When I allow myself to dwell on this, the unfairness of it, that dark place, it takes a while to pull out of it. It seems so very unfair that after my mother being killed a few months before my 5th birthday, I'm unable to hold my own children, to feel that all-encompassing mother love that I missed from childhood. To share my love with my children, to hold them, and teach them, and be there when they grew into adults. I feel that is doubly cruel. I'm motherless, and not a mother either.
So, to all those mothers out there, who have at various times shoved their precious bundles at me, I can't hold your children, or admire them, because it hurts too much. Those feelings that I can suppress most of the time, cannot fight your babies. Your cute, screaming, beautiful, pooping, sleeping babies. I yearn, and I spurn. The other side of my coin.
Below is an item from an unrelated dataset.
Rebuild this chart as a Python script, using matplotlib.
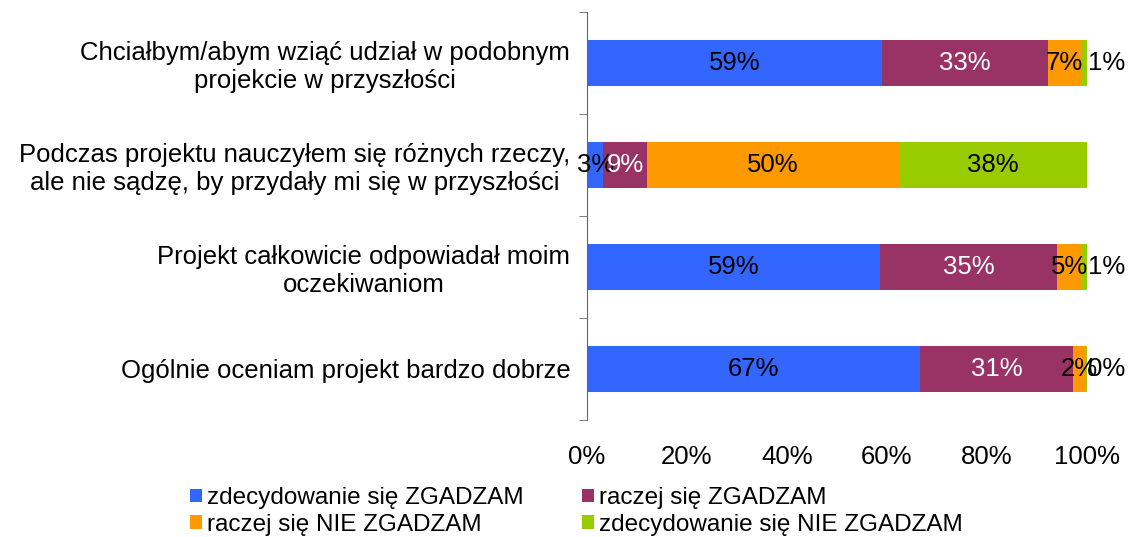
import matplotlib
matplotlib.use('Agg')
import matplotlib.pyplot as plt
from matplotlib.patches import Patch

plt.rcParams['font.family'] = ['Liberation Sans', 'DejaVu Sans']

# data (percent of answers)
categories = ['Chciałbym/abym wziąć udział w podobnym\nprojekcie w przyszłości',
              'Podczas projektu nauczyłem się różnych rzeczy,\nale nie sądzę, by przydały mi się w przyszłości',
              'Projekt całkowicie odpowiadał moim\noczekiwaniom',
              'Ogólnie oceniam projekt bardzo dobrze']
series_names = ['zdecydowanie się ZGADZAM', 'raczej się ZGADZAM',
                'raczej się NIE ZGADZAM', 'zdecydowanie się NIE ZGADZAM']
strongly_agree = [59.0, 3.3, 58.7, 66.6]
agree = [33.2, 8.8, 35.4, 30.7]
disagree = [6.6, 50.3, 5.0, 2.3]
strongly_disagree = [1.2, 37.6, 0.9, 0.4]
xticks = [0, 20, 40, 60, 80, 100]

colors = ['#3366FF', '#993366', '#FF9900', '#99CC00']
text_colors = ['black', 'white', 'black', 'black']
fs = 18.5

fig = plt.figure(figsize=(11.36, 5.37), dpi=100)
ax = fig.add_axes([0.5167, 0.2179, 0.4401, 0.7598])

ypos = list(range(len(categories)))
left = [0] * len(categories)
all_series = [strongly_agree, agree, disagree, strongly_disagree]
for k, vals in enumerate(all_series):
    ax.barh(ypos, vals, left=left, height=0.45, color=colors[k])
    for i, v in enumerate(vals):
        lab = '%d%%' % round(v)
        if k == 3 and v < 5:
            # small last segment: label sits just right of the bar
            ax.text(100.2, i, lab, ha='left', va='center', fontsize=fs, color='black')
        else:
            ax.text(left[i] + v / 2, i, lab, ha='center', va='center', fontsize=fs,
                    color=text_colors[k])
    left = [a + b for a, b in zip(left, vals)]

ax.set_xlim(0, 100)
ax.set_ylim(3.5, -0.5)
ax.set_xticks(xticks)
ax.set_xticklabels(['%d%%' % t for t in xticks], fontsize=fs)
ax.set_yticks(ypos)
ax.set_yticklabels(categories, fontsize=fs, ha='right', multialignment='center')
ax.set_yticks([-0.5, 0.5, 1.5, 2.5, 3.5], minor=True)
ax.tick_params(axis='y', which='major', length=0, pad=12)
ax.tick_params(axis='y', which='minor', length=6, direction='out', color='#666666')
ax.tick_params(axis='x', length=0, pad=18)

for s in ['top', 'right', 'bottom']:
    ax.spines[s].set_visible(False)
ax.spines['left'].set_color('#666666')

# legend is filled row by row in the reference
order = [0, 2, 1, 3]
handles = [Patch(facecolor=colors[i], edgecolor='none') for i in order]
labels = [series_names[i] for i in order]
fig.legend(handles, labels, loc='upper left', bbox_to_anchor=(0.167, 0.093),
           ncol=2, frameon=False, fontsize=17.5, handlelength=0.5, handleheight=0.5,
           handletextpad=0.2, columnspacing=2.4, labelspacing=0.2,
           borderpad=0, borderaxespad=0)

fig.savefig('out.png', dpi=100)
I do not feel sorry for myself. It is what it is, and I cannot change it. We've looked at the fostering route to the end result of being able to adopt, but for various reasons, it hasn't worked for us. We carry on our lives, we cling together, knowing that it is just us. There won't be a legacy. Yes, Herbie has girls, so technically I have step-daughters, and now step-grandbabies. But, we only get to see them about once a year, so we don't know them, they are not part of our lives. And I believe that I can't be their step-mother in any case as they have their birth mother. To me a step-mother is there instead of your own birth mother. There is also that 'you're not my mother' thing. No, I'm not. I don't try to be. I grew up with a step-monster, so I know exactly what not to be. Unfortunately, I've learnt that children don't know how to be step-children. And their mother wages an unfair war against their father, and I'm caught up in the flak. I'm adult enough to live through it, I understand it, but it cuts Herbie. When they do come visit the farm, I stay in the back-ground, let them have that precious time with their father, let them make memories with him, let them see what a great guy he is, and how much he loves them.
So I pray, that maybe, even in my advanced years, God will be gracious and allow me the joy of holding my own newborn. But if not, I will survive this too.